It may not have the air of established respectability that Unix holds, but the Linux operating system took another step towards maturity Wednesday with the announcement of the latest server from IBM Corp.
IBM will start shipping a special version of its p630 server next week that runs Linux on IBM’s Power4 RISC (reduced instruction set computing) processors. This marks the first time that IBM has sold Linux on a Power-based server alongside servers that traditionally runs its AIX version of Unix.
While IBM admits that Linux’s primary place in the short term will remain on low-end servers that use Intel Corp. chips, the company hopes it can help spur Linux adoption by combining the OS with its high-end, best-performing chips, said Karl Freund, vice-president of pSeries server product management at IBM.
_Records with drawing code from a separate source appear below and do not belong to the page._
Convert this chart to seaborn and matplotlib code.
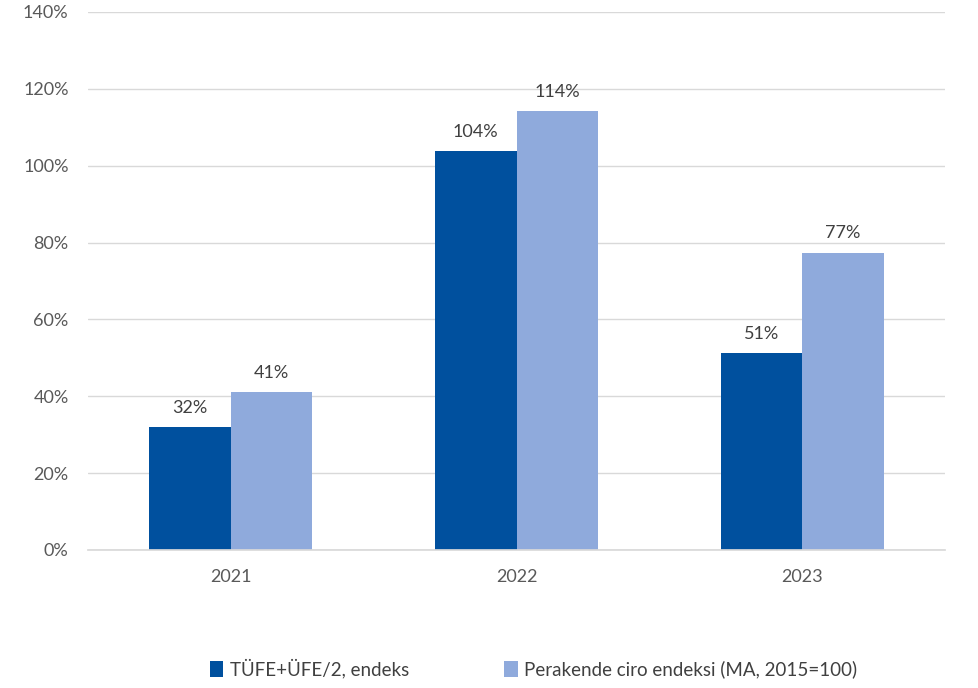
import matplotlib
matplotlib.use("Agg")
import matplotlib.pyplot as plt
import seaborn as sns
import pandas as pd
from matplotlib.patches import Patch

years = ["2021", "2022", "2023"]
series_names = ["TÜFE+ÜFE/2, endeks", "Perakende ciro endeksi (MA, 2015=100)"]
tufe_ufe = [32.0, 103.8, 51.3]
perakende = [41.2, 114.3, 77.4]
yticks = [0, 20, 40, 60, 80, 100, 120, 140]
colors = ["#00509E", "#8FAADC"]

df = pd.DataFrame({
    "Yıl": years * 2,
    "Seri": [series_names[0]] * 3 + [series_names[1]] * 3,
    "Değer": tufe_ufe + perakende,
})

sns.set_theme(style="white")
plt.rcParams['font.family'] = ['Lato', 'DejaVu Sans']

fig = plt.figure(figsize=(9.79, 6.88), dpi=100)
ax = fig.add_axes([0.0899, 0.2006, 0.8754, 0.782])

sns.barplot(data=df, x="Yıl", y="Değer", hue="Seri", palette=colors,
            width=0.57, gap=0, ax=ax, legend=False, saturation=1, linewidth=0)

for cont in ax.containers:
    ax.bar_label(cont, labels=[f"{v:.0f}%" for v in cont.datavalues],
                 padding=8, fontsize=13, color="#404040")

ax.set_ylim(0, 140)
ax.set_yticks(yticks)
ax.set_yticklabels([f"{v}%" for v in yticks], fontsize=13, color="#595959")
ax.tick_params(axis="x", labelsize=13, labelcolor="#595959", length=0, pad=14)
ax.tick_params(axis="y", length=0, pad=14)
ax.set_xlabel("")
ax.set_ylabel("")
ax.set_xlim(-0.5, 2.5)
ax.grid(axis="y", color="#D9D9D9", linewidth=1)
ax.set_axisbelow(True)
for s in ["top", "right", "left"]:
    ax.spines[s].set_visible(False)
ax.spines["bottom"].set_color("#D9D9D9")

handles = [Patch(facecolor=c, edgecolor="none") for c in colors]
fig.legend(handles, series_names, loc="center", bbox_to_anchor=(0.545, 0.028),
           ncol=2, frameon=False, fontsize=13.5, handlelength=0.7, handleheight=0.9,
           handletextpad=0.35, columnspacing=5.1, labelcolor="#404040")

fig.savefig("out.png", dpi=100)
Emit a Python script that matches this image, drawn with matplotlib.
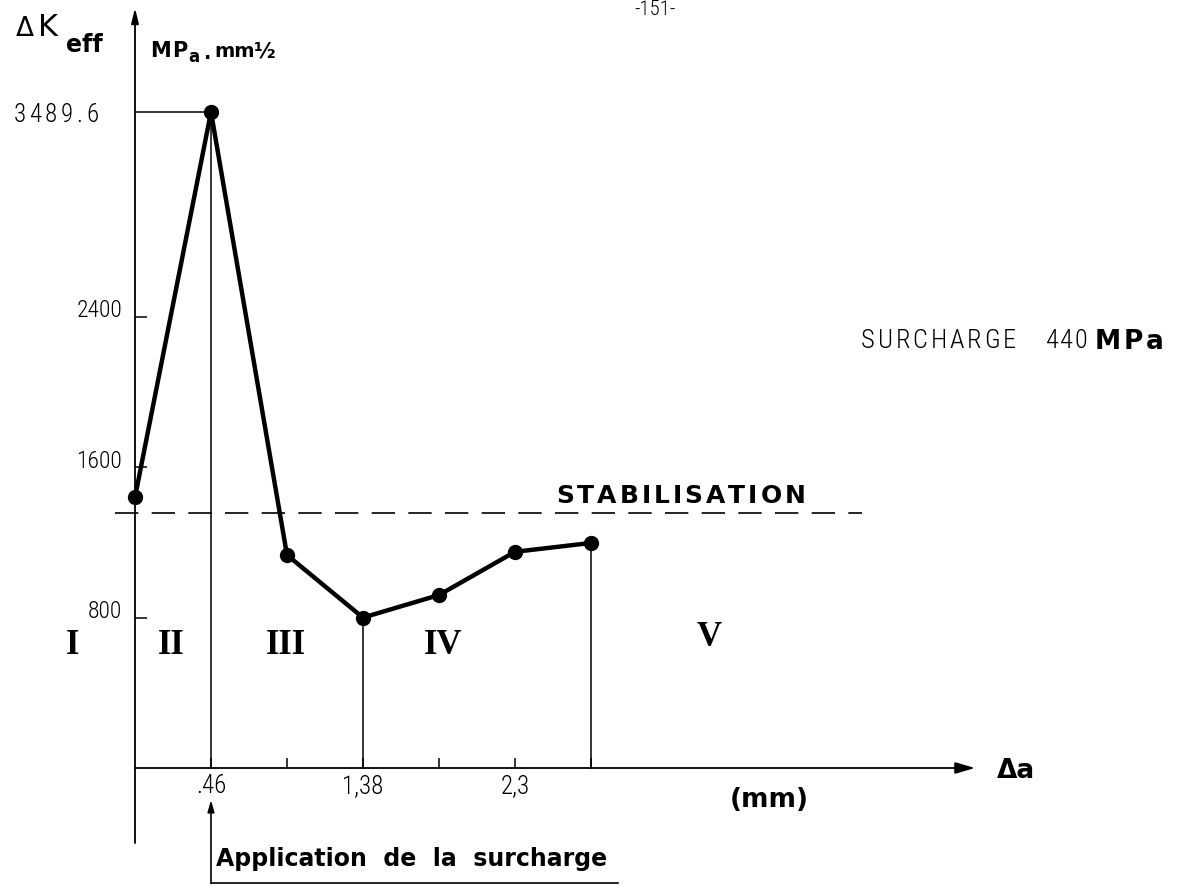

“This is a starting point,” Freund said. “This is about the beginning of developing a market. The first step is to have a product out there with the full weight and support of IBM behind it.”
Linux has become a popular choice for users trying to run Web servers or e-mail servers on cheap Intel-based hardware. IBM, however, is looking to push Linux toward handling higher-end business software by pairing it with the well-regarded Power4 chips that sit inside multi-million dollar servers.
IBM has already made some steps in this direction by making it possible to run Linux partitions on top of AIX in its RISC servers.
IBM admits that an immense amount of work must be done before Linux challenges AIX as a data centre replacement, but the company hopes this version of the p630 will attract those customers that intend to make Linux servers a large part of their future infrastructure.
“This is for customers that say, ‘I like what I’ve got, but moving forward I will increase my Linux platforms,” Freund said.
IBM expects the first adopters of the Linux p630 to be software makers and resellers that can begin tuning the system for end users. IBM has prepared a number of its own applications such as the DB2 database and WebSphere software to run on the new server.
The Linux version of the p630 will be priced at US$15,477 with a 1GHz Power4 chip, two 36GB disk drives and 2GB of memory. This compares to US$16,977 for the same server running AIX.
The p630 holds up to four Power4 chips, but IBM plans to release an eight-processor Linux pSeries server next year and follow that with one to two processors systems and eventually a 16-processor server, Freund said.
The p630 might not be the only 64-bit choice for Linux fans in IBM’s arsenal. Newisys Inc. has demonstrated a two-processor server that uses Advanced Micro Devices Inc.’s 64-bit Opteron chip running DB2 earlier this year. Both the Newisys system and the p630 use SuSE Linux AG’s 64-bit version of Linux.